• **Provided data**
····················

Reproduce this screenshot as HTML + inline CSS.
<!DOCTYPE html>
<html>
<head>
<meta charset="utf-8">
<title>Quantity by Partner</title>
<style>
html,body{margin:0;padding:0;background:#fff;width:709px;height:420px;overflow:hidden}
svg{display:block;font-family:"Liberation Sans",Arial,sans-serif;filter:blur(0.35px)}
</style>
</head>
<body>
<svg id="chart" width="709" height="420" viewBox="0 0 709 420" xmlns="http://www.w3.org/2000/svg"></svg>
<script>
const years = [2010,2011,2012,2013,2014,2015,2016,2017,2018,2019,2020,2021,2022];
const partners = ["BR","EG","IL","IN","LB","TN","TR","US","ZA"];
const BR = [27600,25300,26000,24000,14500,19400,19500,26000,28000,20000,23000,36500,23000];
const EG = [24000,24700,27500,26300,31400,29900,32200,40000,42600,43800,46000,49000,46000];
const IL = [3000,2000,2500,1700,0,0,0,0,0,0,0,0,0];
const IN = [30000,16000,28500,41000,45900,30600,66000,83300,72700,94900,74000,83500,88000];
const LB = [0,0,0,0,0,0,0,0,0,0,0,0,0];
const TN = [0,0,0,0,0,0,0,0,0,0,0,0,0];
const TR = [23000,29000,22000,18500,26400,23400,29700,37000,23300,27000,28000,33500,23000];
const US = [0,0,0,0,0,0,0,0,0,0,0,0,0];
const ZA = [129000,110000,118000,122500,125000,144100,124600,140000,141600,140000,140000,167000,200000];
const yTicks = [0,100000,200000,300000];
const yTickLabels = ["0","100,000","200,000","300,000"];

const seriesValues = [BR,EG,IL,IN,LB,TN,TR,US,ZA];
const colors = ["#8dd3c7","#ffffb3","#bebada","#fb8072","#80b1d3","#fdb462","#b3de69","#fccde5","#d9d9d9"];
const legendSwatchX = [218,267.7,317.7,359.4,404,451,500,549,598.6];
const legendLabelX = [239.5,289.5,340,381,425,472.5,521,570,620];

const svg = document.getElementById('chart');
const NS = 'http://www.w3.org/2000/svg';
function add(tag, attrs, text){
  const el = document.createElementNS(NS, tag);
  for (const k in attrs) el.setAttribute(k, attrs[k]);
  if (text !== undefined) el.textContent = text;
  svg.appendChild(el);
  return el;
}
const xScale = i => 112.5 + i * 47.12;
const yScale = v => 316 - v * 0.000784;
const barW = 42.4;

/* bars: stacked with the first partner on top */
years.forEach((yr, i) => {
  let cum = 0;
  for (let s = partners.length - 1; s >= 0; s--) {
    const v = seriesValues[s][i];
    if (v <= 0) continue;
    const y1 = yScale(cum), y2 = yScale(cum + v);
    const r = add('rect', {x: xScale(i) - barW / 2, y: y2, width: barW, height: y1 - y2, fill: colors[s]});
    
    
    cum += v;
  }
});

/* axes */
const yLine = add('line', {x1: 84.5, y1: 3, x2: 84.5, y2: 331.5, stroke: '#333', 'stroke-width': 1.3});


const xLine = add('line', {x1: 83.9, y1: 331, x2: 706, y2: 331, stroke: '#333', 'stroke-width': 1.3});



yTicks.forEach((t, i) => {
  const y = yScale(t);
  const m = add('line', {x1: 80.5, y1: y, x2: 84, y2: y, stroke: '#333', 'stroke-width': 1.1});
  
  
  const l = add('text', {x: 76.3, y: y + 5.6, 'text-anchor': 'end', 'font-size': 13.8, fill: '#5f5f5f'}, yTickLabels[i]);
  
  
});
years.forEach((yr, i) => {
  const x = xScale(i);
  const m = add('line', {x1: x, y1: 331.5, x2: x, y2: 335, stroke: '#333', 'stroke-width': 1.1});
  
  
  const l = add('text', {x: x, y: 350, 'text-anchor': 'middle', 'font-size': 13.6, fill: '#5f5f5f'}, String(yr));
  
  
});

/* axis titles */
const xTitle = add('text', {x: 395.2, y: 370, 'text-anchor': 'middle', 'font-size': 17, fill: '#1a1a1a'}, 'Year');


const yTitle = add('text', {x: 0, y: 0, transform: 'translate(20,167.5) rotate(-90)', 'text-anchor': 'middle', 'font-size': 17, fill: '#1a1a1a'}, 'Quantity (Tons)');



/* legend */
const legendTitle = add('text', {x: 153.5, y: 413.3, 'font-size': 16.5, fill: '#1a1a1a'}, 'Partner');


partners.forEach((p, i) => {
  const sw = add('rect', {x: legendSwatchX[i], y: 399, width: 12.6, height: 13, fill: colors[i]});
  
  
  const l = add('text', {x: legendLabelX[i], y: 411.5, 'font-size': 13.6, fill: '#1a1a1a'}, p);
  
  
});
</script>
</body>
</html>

····················

• **Objective**
From the first line to the last, retype the data exactly.

• **Solution**
Reproduce this screenshot as HTML + inline CSS.
<!DOCTYPE html>
<html>
<head>
<meta charset="utf-8">
<title>Quantity by Partner</title>
<style>
html,body{margin:0;padding:0;background:#fff;width:709px;height:420px;overflow:hidden}
svg{display:block;font-family:"Liberation Sans",Arial,sans-serif;filter:blur(0.35px)}
</style>
</head>
<body>
<svg id="chart" width="709" height="420" viewBox="0 0 709 420" xmlns="http://www.w3.org/2000/svg"></svg>
<script>
const years = [2010,2011,2012,2013,2014,2015,2016,2017,2018,2019,2020,2021,2022];
const partners = ["BR","EG","IL","IN","LB","TN","TR","US","ZA"];
const BR = [27600,25300,26000,24000,14500,19400,19500,26000,28000,20000,23000,36500,23000];
const EG = [24000,24700,27500,26300,31400,29900,32200,40000,42600,43800,46000,49000,46000];
const IL = [3000,2000,2500,1700,0,0,0,0,0,0,0,0,0];
const IN = [30000,16000,28500,41000,45900,30600,66000,83300,72700,94900,74000,83500,88000];
const LB = [0,0,0,0,0,0,0,0,0,0,0,0,0];
const TN = [0,0,0,0,0,0,0,0,0,0,0,0,0];
const TR = [23000,29000,22000,18500,26400,23400,29700,37000,23300,27000,28000,33500,23000];
const US = [0,0,0,0,0,0,0,0,0,0,0,0,0];
const ZA = [129000,110000,118000,122500,125000,144100,124600,140000,141600,140000,140000,167000,200000];
const yTicks = [0,100000,200000,300000];
const yTickLabels = ["0","100,000","200,000","300,000"];

const seriesValues = [BR,EG,IL,IN,LB,TN,TR,US,ZA];
const colors = ["#8dd3c7","#ffffb3","#bebada","#fb8072","#80b1d3","#fdb462","#b3de69","#fccde5","#d9d9d9"];
const legendSwatchX = [218,267.7,317.7,359.4,404,451,500,549,598.6];
const legendLabelX = [239.5,289.5,340,381,425,472.5,521,570,620];

const svg = document.getElementById('chart');
const NS = 'http://www.w3.org/2000/svg';
function add(tag, attrs, text){
  const el = document.createElementNS(NS, tag);
  for (const k in attrs) el.setAttribute(k, attrs[k]);
  if (text !== undefined) el.textContent = text;
  svg.appendChild(el);
  return el;
}
const xScale = i => 112.5 + i * 47.12;
const yScale = v => 316 - v * 0.000784;
const barW = 42.4;

/* bars: stacked with the first partner on top */
years.forEach((yr, i) => {
  let cum = 0;
  for (let s = partners.length - 1; s >= 0; s--) {
    const v = seriesValues[s][i];
    if (v <= 0) continue;
    const y1 = yScale(cum), y2 = yScale(cum + v);
    const r = add('rect', {x: xScale(i) - barW / 2, y: y2, width: barW, height: y1 - y2, fill: colors[s]});
    
    
    cum += v;
  }
});

/* axes */
const yLine = add('line', {x1: 84.5, y1: 3, x2: 84.5, y2: 331.5, stroke: '#333', 'stroke-width': 1.3});


const xLine = add('line', {x1: 83.9, y1: 331, x2: 706, y2: 331, stroke: '#333', 'stroke-width': 1.3});



yTicks.forEach((t, i) => {
  const y = yScale(t);
  const m = add('line', {x1: 80.5, y1: y, x2: 84, y2: y, stroke: '#333', 'stroke-width': 1.1});
  
  
  const l = add('text', {x: 76.3, y: y + 5.6, 'text-anchor': 'end', 'font-size': 13.8, fill: '#5f5f5f'}, yTickLabels[i]);
  
  
});
years.forEach((yr, i) => {
  const x = xScale(i);
  const m = add('line', {x1: x, y1: 331.5, x2: x, y2: 335, stroke: '#333', 'stroke-width': 1.1});
  
  
  const l = add('text', {x: x, y: 350, 'text-anchor': 'middle', 'font-size': 13.6, fill: '#5f5f5f'}, String(yr));
  
  
});

/* axis titles */
const xTitle = add('text', {x: 395.2, y: 370, 'text-anchor': 'middle', 'font-size': 17, fill: '#1a1a1a'}, 'Year');


const yTitle = add('text', {x: 0, y: 0, transform: 'translate(20,167.5) rotate(-90)', 'text-anchor': 'middle', 'font-size': 17, fill: '#1a1a1a'}, 'Quantity (Tons)');



/* legend */
const legendTitle = add('text', {x: 153.5, y: 413.3, 'font-size': 16.5, fill: '#1a1a1a'}, 'Partner');


partners.forEach((p, i) => {
  const sw = add('rect', {x: legendSwatchX[i], y: 399, width: 12.6, height: 13, fill: colors[i]});
  
  
  const l = add('text', {x: legendLabelX[i], y: 411.5, 'font-size': 13.6, fill: '#1a1a1a'}, p);
  
  
});
</script>
</body>
</html>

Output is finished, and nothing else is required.